An Antipodean Imaginary for Architecture+Philosophy: Ficto-Critical Approaches to Design Practice Research


  • Hélène Frichot
  • Julieanna Preston
  • Michael Spooner
  • Sean Pickersgill
  • Zuzana Kovar
  • Ceri Hann
  • Megg Evans



This is a collaborative essay that presents the design practice research of six postgraduate researchers (past and present), who have been working within the Architecture+Philosophy research stream at the School of Architecture, RMIT University, Melbourne. What unites the projects is an aspiration to maintain a creative relationship between architectural design project research and critical theory, with an emphasis on transdisciplinary potentialities.
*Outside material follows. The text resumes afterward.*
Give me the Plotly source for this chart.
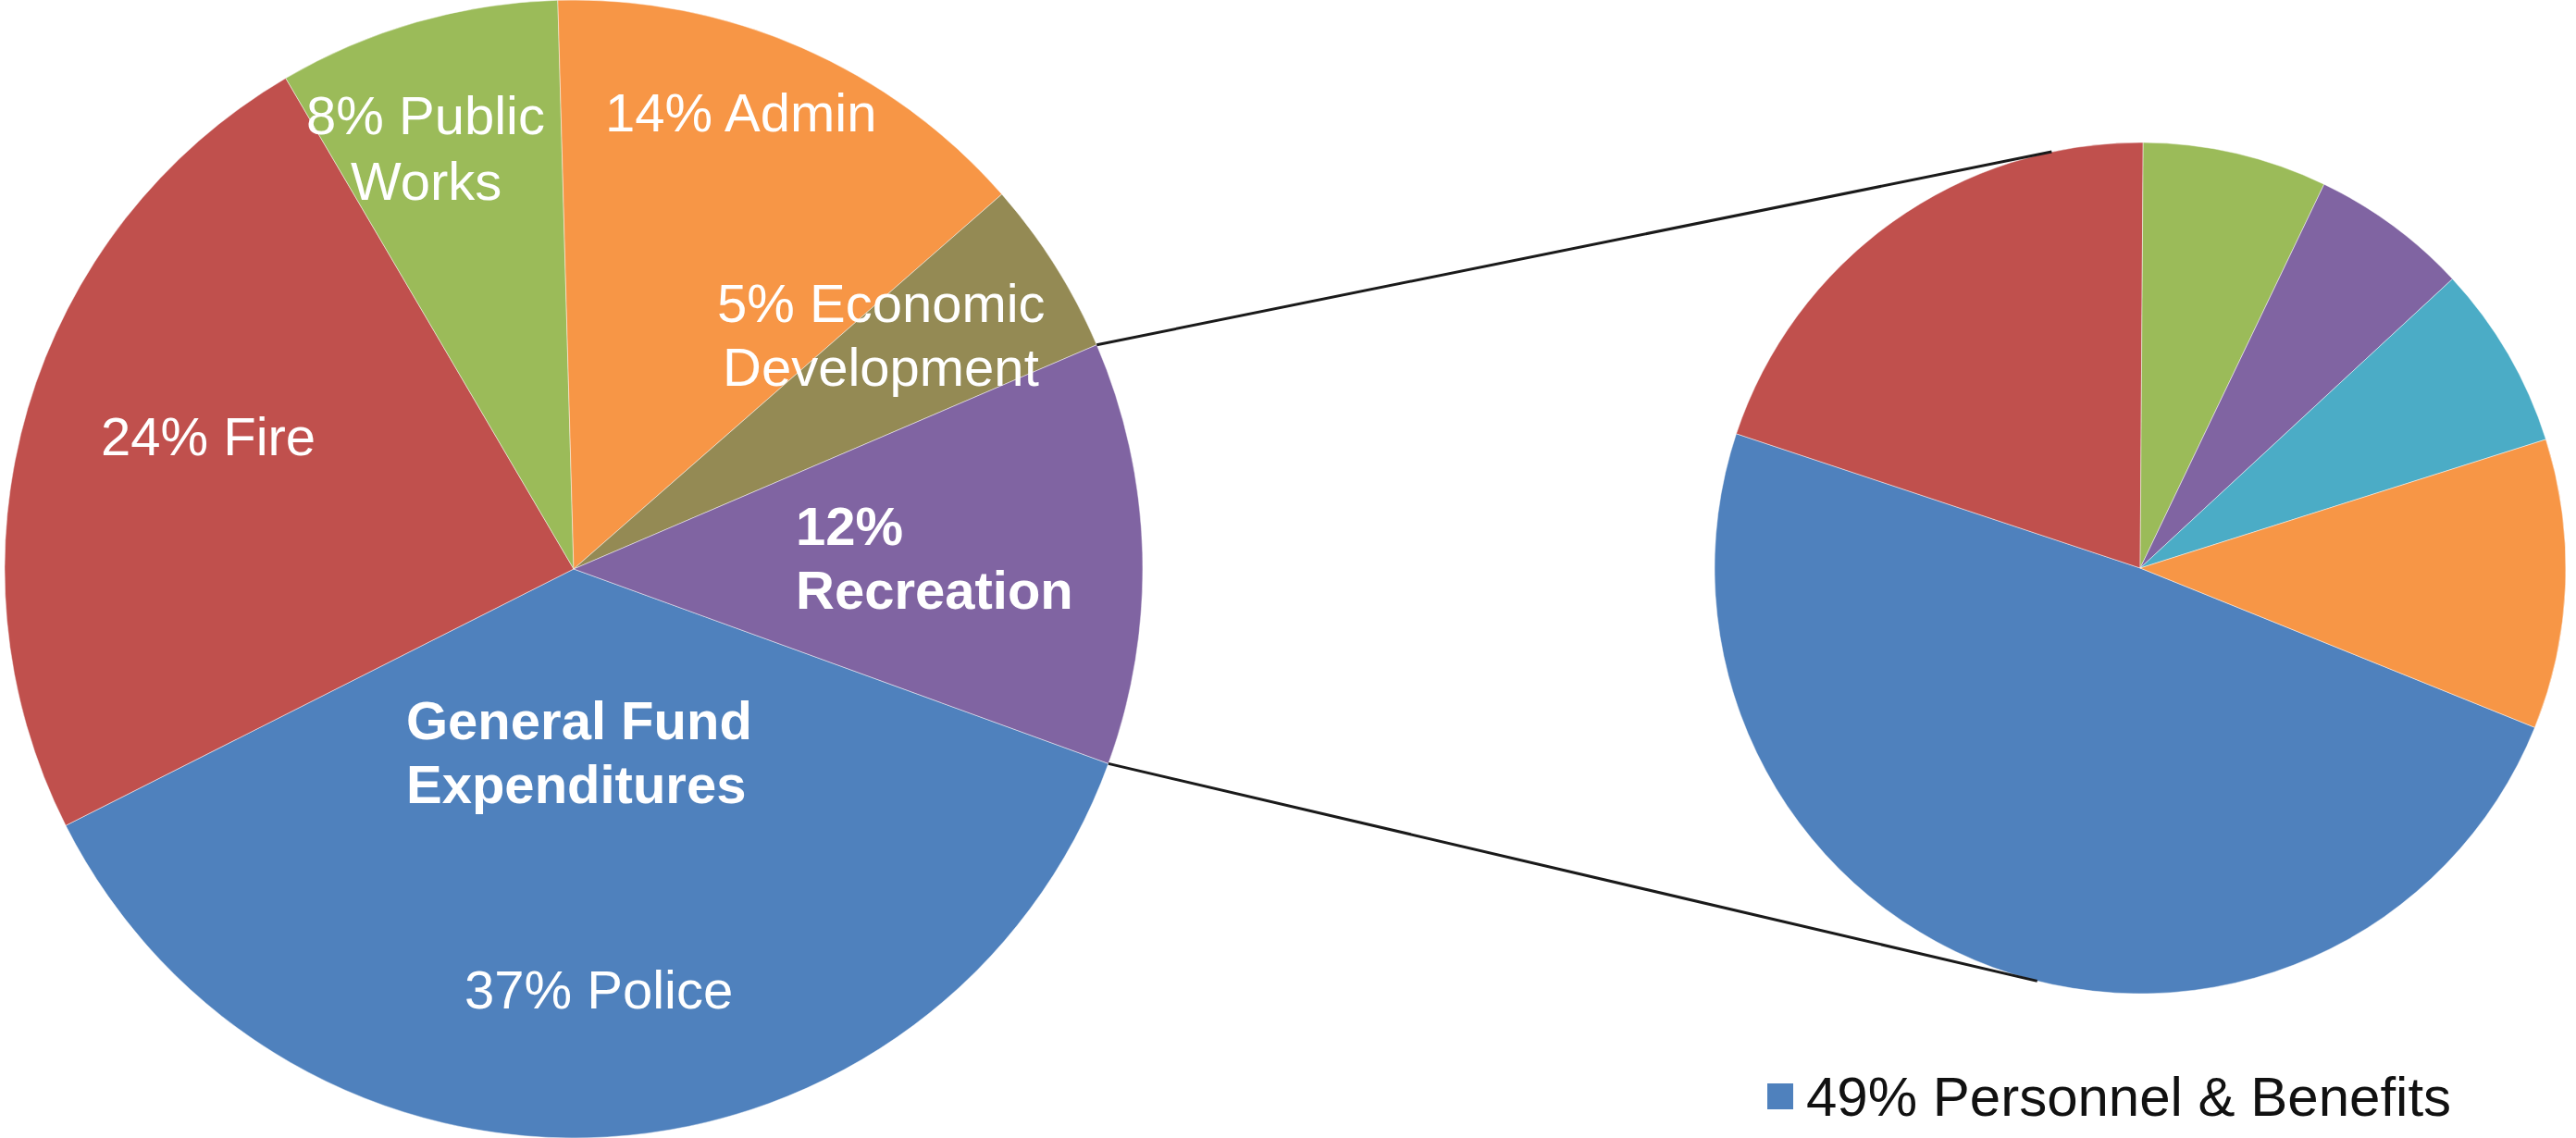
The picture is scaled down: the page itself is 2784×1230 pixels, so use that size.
import math
import plotly.graph_objects as go

# Canvas size in pixels
W, H = 2784, 1230

# General fund expenditures by department (percent of total)
departments = ["Police", "Fire", "Public Works", "Admin", "Economic Development", "Recreation"]
dept_share = [37, 24, 8, 14, 5, 12]
dept_colors = ["#4F81BD", "#C0504D", "#9BBB59", "#F79646", "#948A54", "#8064A2"]

# Breakdown of the Recreation slice (percent of Recreation)
rec_items = ["Personnel & Benefits", "Category 2", "Category 3", "Category 4", "Category 5", "Category 6"]
rec_share = [49, 20, 7, 6, 7, 11]
rec_colors = ["#4F81BD", "#C0504D", "#9BBB59", "#8064A2", "#4BACC6", "#F79646"]

FONT = "Liberation Sans, Arial, sans-serif"
FS = 58

# Pie geometry (pixels)
L_CX, L_CY, L_R = 620, 615, 615
R_CX, R_CY, R_R = 2313, 614, 460
L_ROT = 110
R_ROT = 112


def px(x):
    return x / W


def py(y):
    return 1 - y / H


def edge_point(cx, cy, r, angle_deg):
    a = math.radians(angle_deg)
    return cx + r * math.sin(a), cy - r * math.cos(a)


fig = go.Figure()

fig.add_trace(go.Pie(
    labels=departments, values=dept_share, sort=False, direction="clockwise",
    rotation=L_ROT, textinfo="none", showlegend=False,
    marker=dict(colors=dept_colors, line=dict(color="rgba(255,255,255,0.45)", width=1)),
    domain=dict(x=[px(L_CX - L_R), px(L_CX + L_R)], y=[0, 1]),
))

fig.add_trace(go.Pie(
    labels=rec_items, values=rec_share, sort=False, direction="clockwise",
    rotation=R_ROT, textinfo="none", showlegend=False,
    marker=dict(colors=rec_colors, line=dict(color="rgba(255,255,255,0.45)", width=1)),
    domain=dict(x=[px(R_CX - R_R), px(R_CX + R_R)],
                y=[py(R_CY + R_R), py(R_CY - R_R)]),
))

# Connector lines from the Recreation slice to the breakdown pie
total = sum(dept_share)
rec_idx = departments.index("Recreation")
start_frac = sum(dept_share[:rec_idx]) / total
end_frac = sum(dept_share[:rec_idx + 1]) / total
rec_start = L_ROT + 360 * start_frac
rec_end = L_ROT + 360 * end_frac

connectors = [
    (edge_point(L_CX, L_CY, L_R, rec_start), edge_point(R_CX, R_CY, R_R, 348)),
    (edge_point(L_CX, L_CY, L_R, rec_end), edge_point(R_CX, R_CY, R_R, 194)),
]
for (x0, y0), (x1, y1) in connectors:
    fig.add_shape(type="line", xref="paper", yref="paper",
                  x0=px(x0), y0=py(y0), x1=px(x1), y1=py(y1),
                  line=dict(color="#1a1a1a", width=3), layer="above")


def share_of(name):
    return dept_share[departments.index(name)]


# Slice labels, one entry per text line: (text, x, y, xanchor, bold)
label_lines = [
    (f"{share_of('Public Works')}% Public", 460, 125, "center", False),
    ("Works", 460, 195, "center", False),
    (f"{share_of('Admin')}% Admin", 800, 122, "center", False),
    (f"{share_of('Economic Development')}% Economic", 952, 327, "center", False),
    ("Development", 952, 396, "center", False),
    (f"{share_of('Fire')}% Fire", 225, 471, "center", False),
    (f"{share_of('Recreation')}%", 858, 568, "left", True),
    ("Recreation", 858, 637, "left", True),
    ("General Fund", 437, 778, "left", True),
    ("Expenditures", 437, 847, "left", True),
    (f"{share_of('Police')}% Police", 647, 1069, "center", False),
]
for text, x, y, xa, bold in label_lines:
    fig.add_annotation(
        text=f"<b>{text}</b>" if bold else text,
        x=px(x), y=py(y), xref="paper", yref="paper",
        xanchor=xa, yanchor="middle", showarrow=False,
        font=dict(family=FONT, size=FS, color="white"),
    )

# Legend entry for the first breakdown category
fig.add_shape(type="rect", xref="paper", yref="paper",
              x0=px(1910), x1=px(1938), y0=py(1199), y1=py(1171),
              fillcolor=rec_colors[0], line=dict(width=0))
fig.add_annotation(
    text=f"{rec_share[0]}% {rec_items[0]}",
    x=px(1950), y=py(1185), xref="paper", yref="paper",
    xanchor="left", yanchor="middle", showarrow=False,
    font=dict(family=FONT, size=60, color="#111111"),
)

fig.update_layout(
    width=W, height=H,
    margin=dict(l=0, r=0, t=0, b=0, pad=0),
    paper_bgcolor="white", plot_bgcolor="white",
    showlegend=False,
)

fig.write_html("out.html", config={"displayModeBar": False})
While the design research introduced here is diverse, the researchers all share an engagement in how to construct imaginary worlds using what can be identified as a ficto-critical approach that draws on the productive intersection of architecture and philosophy. Hélène Frichot, who will situate this research from her position as their primary doctoral advisor, argues that by pursuing a productive relay between theory and practice a novel Antipodean design imaginary can be seen to emerge across the collected projects.

Author Biographies

Hélène Frichot

Hélène Frichot is an Assistant Professor in Critical Studies of Architecture, School of Architecture, KTH. She is co-curator with Esther Anatolitis of the Architecture + Philosophy Public Lecture Series, which commenced in 2005 and developed into a research group in the School of Architecture and Design, RMIT University. She is an editor of Deleuze and Architecture, forthcoming with Edinburgh University Press.

Julieanna Preston

Julieanna Preston is a spatial designer recognised internationally for her trans-disciplinary creative practice research on the politics of interior environments and material surfaces. Her research navigates between theoretical inquiry and material invention explored through sculptural objects, performative installations, visual images and scholarly-based publications. Her design-writing practice includes two edited books, INTIMUS: Interior Design Theory Reader (2006 with Mark Taylor) and Interior Atmospheres (2008).

Michael Spooner

Michael Spooner completed his PhD in the Program of Architecture at RMIT University in 2011, where he is now a lecturer with a focus on teaching design across the Masters and Undergraduate. In partnership with Peter Corrigan of the Melbourne architectural Practice Edmond and Corrigan, he exhibited “A City of Hope” at the 2010 Venice Biennale as part of the Australian Pavilion.

Sean Pickersgill

Sean Pickersgill teaches Advanced Architectural Theory, Contemporary Design Theory, Theories and History of Architecture and Theories of Modernity in the University of South Australia. Sean’s PhD artefact and thesis focused on the interrelationship between aspects of German critical theory and the idea of renovation/redemption in architecture. Currently he is exploring the use and implications of game engines in the ontology of digital architecture.

Zuzana Kovar

Zuzana Kovar (B.Des, B.Arch Hons I) is a PhD candidate at RMIT University, Melbourne. She teaches architectural design and theory at the University of Queensland and The Queensland University of Technology. She is a co-director with her partner of a small architectural practice in Brisbane called concretePOP.

Ceri Hann

Ceri Hann is a Melbourne based arts practitioner with a specific interest in the social conditions of public space. Ceri is based in RMIT”s Post Graduate Art in Public Space program and also lectures in Media Arts, Interior and Industrial design and has a collaborative practice with Lynda Roberts known as PublicAssembly.

Megg Evans

Megg Evans, a Masters graduate of RMIT, is currently researching her PhD on Semi-Living Architecture in Melbourne and at SymbioticA in Perth. She has been an educator in design at RMIT University and Monash University, and has taken up projects and collaborations in both Australia and Europe. She has published in the areas of spatial poetics, the psychology of space, social theory and the responsibility of architecture to architecture.